• _SHORT TASK_: Output every entry exactly as given.

• _DATA EXCERPTS_:
* Begin *

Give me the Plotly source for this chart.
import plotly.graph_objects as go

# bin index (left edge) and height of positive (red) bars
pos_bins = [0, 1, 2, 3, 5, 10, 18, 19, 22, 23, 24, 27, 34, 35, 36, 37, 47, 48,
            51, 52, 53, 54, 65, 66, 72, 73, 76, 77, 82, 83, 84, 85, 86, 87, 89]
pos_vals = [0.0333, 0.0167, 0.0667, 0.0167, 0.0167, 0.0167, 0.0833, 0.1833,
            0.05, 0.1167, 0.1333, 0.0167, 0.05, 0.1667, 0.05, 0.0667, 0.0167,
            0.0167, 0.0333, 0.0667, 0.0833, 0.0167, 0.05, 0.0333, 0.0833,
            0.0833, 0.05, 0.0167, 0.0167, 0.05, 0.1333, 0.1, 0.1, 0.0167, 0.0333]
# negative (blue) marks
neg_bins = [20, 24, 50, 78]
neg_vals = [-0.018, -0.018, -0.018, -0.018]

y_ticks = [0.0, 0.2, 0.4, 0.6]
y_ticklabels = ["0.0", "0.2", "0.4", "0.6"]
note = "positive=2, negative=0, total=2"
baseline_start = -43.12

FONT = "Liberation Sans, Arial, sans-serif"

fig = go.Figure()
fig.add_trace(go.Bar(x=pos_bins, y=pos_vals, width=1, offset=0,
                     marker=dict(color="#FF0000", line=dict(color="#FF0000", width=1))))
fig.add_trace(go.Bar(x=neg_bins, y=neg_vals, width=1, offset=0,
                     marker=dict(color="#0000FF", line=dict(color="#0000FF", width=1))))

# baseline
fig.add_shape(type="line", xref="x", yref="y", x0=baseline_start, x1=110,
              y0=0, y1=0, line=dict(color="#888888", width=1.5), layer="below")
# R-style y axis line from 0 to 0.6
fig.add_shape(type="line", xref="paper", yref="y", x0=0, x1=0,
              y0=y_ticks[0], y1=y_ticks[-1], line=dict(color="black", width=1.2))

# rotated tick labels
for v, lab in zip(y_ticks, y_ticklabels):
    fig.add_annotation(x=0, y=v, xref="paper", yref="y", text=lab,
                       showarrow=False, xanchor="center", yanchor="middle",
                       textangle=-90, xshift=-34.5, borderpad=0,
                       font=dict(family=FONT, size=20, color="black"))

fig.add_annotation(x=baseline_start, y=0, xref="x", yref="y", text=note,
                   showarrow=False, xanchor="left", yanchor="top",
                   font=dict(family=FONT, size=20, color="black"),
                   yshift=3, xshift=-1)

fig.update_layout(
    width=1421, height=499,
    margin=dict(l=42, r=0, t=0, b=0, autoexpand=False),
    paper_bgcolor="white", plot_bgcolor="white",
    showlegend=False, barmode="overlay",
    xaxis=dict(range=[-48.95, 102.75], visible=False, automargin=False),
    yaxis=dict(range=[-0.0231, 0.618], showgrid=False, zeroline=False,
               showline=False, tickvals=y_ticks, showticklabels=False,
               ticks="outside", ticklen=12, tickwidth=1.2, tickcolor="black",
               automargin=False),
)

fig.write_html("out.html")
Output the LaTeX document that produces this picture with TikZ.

* End *

• _SOLUTION TO THE PROBLEM_:
Give me the Plotly source for this chart.
import plotly.graph_objects as go

# bin index (left edge) and height of positive (red) bars
pos_bins = [0, 1, 2, 3, 5, 10, 18, 19, 22, 23, 24, 27, 34, 35, 36, 37, 47, 48,
            51, 52, 53, 54, 65, 66, 72, 73, 76, 77, 82, 83, 84, 85, 86, 87, 89]
pos_vals = [0.0333, 0.0167, 0.0667, 0.0167, 0.0167, 0.0167, 0.0833, 0.1833,
            0.05, 0.1167, 0.1333, 0.0167, 0.05, 0.1667, 0.05, 0.0667, 0.0167,
            0.0167, 0.0333, 0.0667, 0.0833, 0.0167, 0.05, 0.0333, 0.0833,
            0.0833, 0.05, 0.0167, 0.0167, 0.05, 0.1333, 0.1, 0.1, 0.0167, 0.0333]
# negative (blue) marks
neg_bins = [20, 24, 50, 78]
neg_vals = [-0.018, -0.018, -0.018, -0.018]

y_ticks = [0.0, 0.2, 0.4, 0.6]
y_ticklabels = ["0.0", "0.2", "0.4", "0.6"]
note = "positive=2, negative=0, total=2"
baseline_start = -43.12

FONT = "Liberation Sans, Arial, sans-serif"

fig = go.Figure()
fig.add_trace(go.Bar(x=pos_bins, y=pos_vals, width=1, offset=0,
                     marker=dict(color="#FF0000", line=dict(color="#FF0000", width=1))))
fig.add_trace(go.Bar(x=neg_bins, y=neg_vals, width=1, offset=0,
                     marker=dict(color="#0000FF", line=dict(color="#0000FF", width=1))))

# baseline
fig.add_shape(type="line", xref="x", yref="y", x0=baseline_start, x1=110,
              y0=0, y1=0, line=dict(color="#888888", width=1.5), layer="below")
# R-style y axis line from 0 to 0.6
fig.add_shape(type="line", xref="paper", yref="y", x0=0, x1=0,
              y0=y_ticks[0], y1=y_ticks[-1], line=dict(color="black", width=1.2))

# rotated tick labels
for v, lab in zip(y_ticks, y_ticklabels):
    fig.add_annotation(x=0, y=v, xref="paper", yref="y", text=lab,
                       showarrow=False, xanchor="center", yanchor="middle",
                       textangle=-90, xshift=-34.5, borderpad=0,
                       font=dict(family=FONT, size=20, color="black"))

fig.add_annotation(x=baseline_start, y=0, xref="x", yref="y", text=note,
                   showarrow=False, xanchor="left", yanchor="top",
                   font=dict(family=FONT, size=20, color="black"),
                   yshift=3, xshift=-1)

fig.update_layout(
    width=1421, height=499,
    margin=dict(l=42, r=0, t=0, b=0, autoexpand=False),
    paper_bgcolor="white", plot_bgcolor="white",
    showlegend=False, barmode="overlay",
    xaxis=dict(range=[-48.95, 102.75], visible=False, automargin=False),
    yaxis=dict(range=[-0.0231, 0.618], showgrid=False, zeroline=False,
               showline=False, tickvals=y_ticks, showticklabels=False,
               ticks="outside", ticklen=12, tickwidth=1.2, tickcolor="black",
               automargin=False),
)

fig.write_html("out.html")
Output the LaTeX document that produces this picture with TikZ.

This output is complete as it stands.